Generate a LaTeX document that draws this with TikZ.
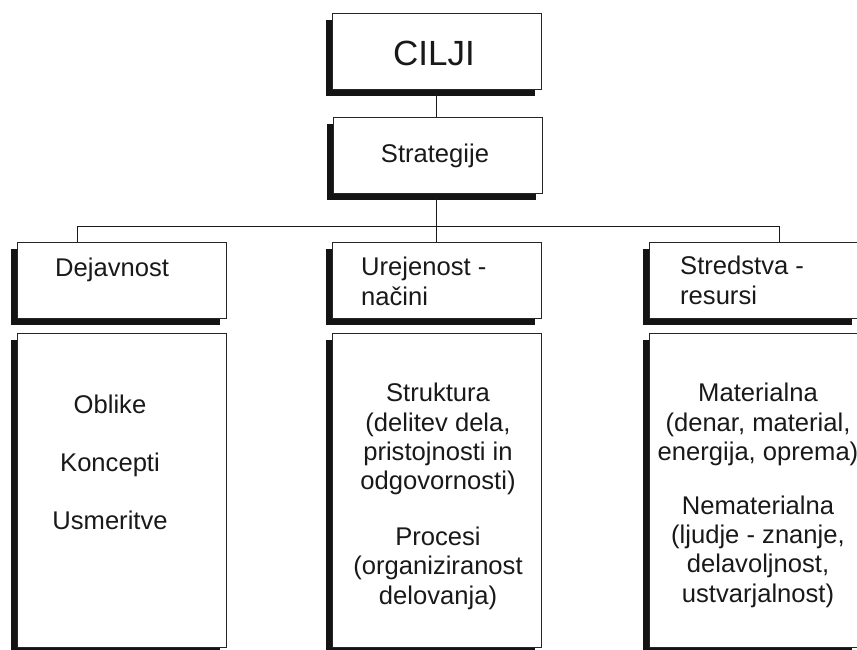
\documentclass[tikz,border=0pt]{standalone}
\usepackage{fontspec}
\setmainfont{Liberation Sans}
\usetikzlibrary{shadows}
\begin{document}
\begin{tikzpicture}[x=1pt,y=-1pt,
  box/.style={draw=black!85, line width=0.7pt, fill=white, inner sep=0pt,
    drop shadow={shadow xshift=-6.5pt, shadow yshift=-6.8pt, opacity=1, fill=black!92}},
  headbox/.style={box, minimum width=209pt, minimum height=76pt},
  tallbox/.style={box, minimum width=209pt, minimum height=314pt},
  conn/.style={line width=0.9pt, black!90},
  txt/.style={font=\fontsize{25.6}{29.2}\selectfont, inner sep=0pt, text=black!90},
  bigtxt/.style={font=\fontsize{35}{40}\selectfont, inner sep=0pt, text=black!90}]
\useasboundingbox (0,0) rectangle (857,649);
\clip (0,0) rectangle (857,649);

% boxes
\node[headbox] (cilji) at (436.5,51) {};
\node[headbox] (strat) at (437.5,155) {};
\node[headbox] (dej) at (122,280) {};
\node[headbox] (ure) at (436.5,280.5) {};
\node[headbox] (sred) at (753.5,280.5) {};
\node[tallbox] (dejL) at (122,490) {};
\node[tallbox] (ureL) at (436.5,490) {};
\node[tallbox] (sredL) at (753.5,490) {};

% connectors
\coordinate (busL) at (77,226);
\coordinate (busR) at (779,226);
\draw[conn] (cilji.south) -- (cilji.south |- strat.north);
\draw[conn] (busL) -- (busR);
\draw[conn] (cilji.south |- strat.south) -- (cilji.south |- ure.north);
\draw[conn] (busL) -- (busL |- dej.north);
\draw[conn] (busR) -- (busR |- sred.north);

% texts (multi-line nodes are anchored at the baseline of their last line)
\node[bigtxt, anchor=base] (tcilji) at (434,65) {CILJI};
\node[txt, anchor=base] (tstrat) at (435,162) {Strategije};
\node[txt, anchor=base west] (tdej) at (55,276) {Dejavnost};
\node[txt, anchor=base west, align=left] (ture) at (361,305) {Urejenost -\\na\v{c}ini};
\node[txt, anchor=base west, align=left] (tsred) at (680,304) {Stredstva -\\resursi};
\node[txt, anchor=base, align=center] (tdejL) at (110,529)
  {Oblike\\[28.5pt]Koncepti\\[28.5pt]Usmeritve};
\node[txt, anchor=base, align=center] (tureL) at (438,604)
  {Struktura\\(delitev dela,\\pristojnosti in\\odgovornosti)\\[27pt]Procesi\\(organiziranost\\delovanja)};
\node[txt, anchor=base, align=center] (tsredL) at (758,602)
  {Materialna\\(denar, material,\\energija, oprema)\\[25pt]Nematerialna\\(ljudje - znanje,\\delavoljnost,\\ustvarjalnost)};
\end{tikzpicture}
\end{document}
══════
EXERCISE DETAILS: Without the pictures, repeat the listing above exactly.

WORKED ANSWER:
Generate a LaTeX document that draws this with TikZ.
\documentclass[tikz,border=0pt]{standalone}
\usepackage{fontspec}
\setmainfont{Liberation Sans}
\usetikzlibrary{shadows}
\begin{document}
\begin{tikzpicture}[x=1pt,y=-1pt,
  box/.style={draw=black!85, line width=0.7pt, fill=white, inner sep=0pt,
    drop shadow={shadow xshift=-6.5pt, shadow yshift=-6.8pt, opacity=1, fill=black!92}},
  headbox/.style={box, minimum width=209pt, minimum height=76pt},
  tallbox/.style={box, minimum width=209pt, minimum height=314pt},
  conn/.style={line width=0.9pt, black!90},
  txt/.style={font=\fontsize{25.6}{29.2}\selectfont, inner sep=0pt, text=black!90},
  bigtxt/.style={font=\fontsize{35}{40}\selectfont, inner sep=0pt, text=black!90}]
\useasboundingbox (0,0) rectangle (857,649);
\clip (0,0) rectangle (857,649);

% boxes
\node[headbox] (cilji) at (436.5,51) {};
\node[headbox] (strat) at (437.5,155) {};
\node[headbox] (dej) at (122,280) {};
\node[headbox] (ure) at (436.5,280.5) {};
\node[headbox] (sred) at (753.5,280.5) {};
\node[tallbox] (dejL) at (122,490) {};
\node[tallbox] (ureL) at (436.5,490) {};
\node[tallbox] (sredL) at (753.5,490) {};

% connectors
\coordinate (busL) at (77,226);
\coordinate (busR) at (779,226);
\draw[conn] (cilji.south) -- (cilji.south |- strat.north);
\draw[conn] (busL) -- (busR);
\draw[conn] (cilji.south |- strat.south) -- (cilji.south |- ure.north);
\draw[conn] (busL) -- (busL |- dej.north);
\draw[conn] (busR) -- (busR |- sred.north);

% texts (multi-line nodes are anchored at the baseline of their last line)
\node[bigtxt, anchor=base] (tcilji) at (434,65) {CILJI};
\node[txt, anchor=base] (tstrat) at (435,162) {Strategije};
\node[txt, anchor=base west] (tdej) at (55,276) {Dejavnost};
\node[txt, anchor=base west, align=left] (ture) at (361,305) {Urejenost -\\na\v{c}ini};
\node[txt, anchor=base west, align=left] (tsred) at (680,304) {Stredstva -\\resursi};
\node[txt, anchor=base, align=center] (tdejL) at (110,529)
  {Oblike\\[28.5pt]Koncepti\\[28.5pt]Usmeritve};
\node[txt, anchor=base, align=center] (tureL) at (438,604)
  {Struktura\\(delitev dela,\\pristojnosti in\\odgovornosti)\\[27pt]Procesi\\(organiziranost\\delovanja)};
\node[txt, anchor=base, align=center] (tsredL) at (758,602)
  {Materialna\\(denar, material,\\energija, oprema)\\[25pt]Nematerialna\\(ljudje - znanje,\\delavoljnost,\\ustvarjalnost)};
\end{tikzpicture}
\end{document}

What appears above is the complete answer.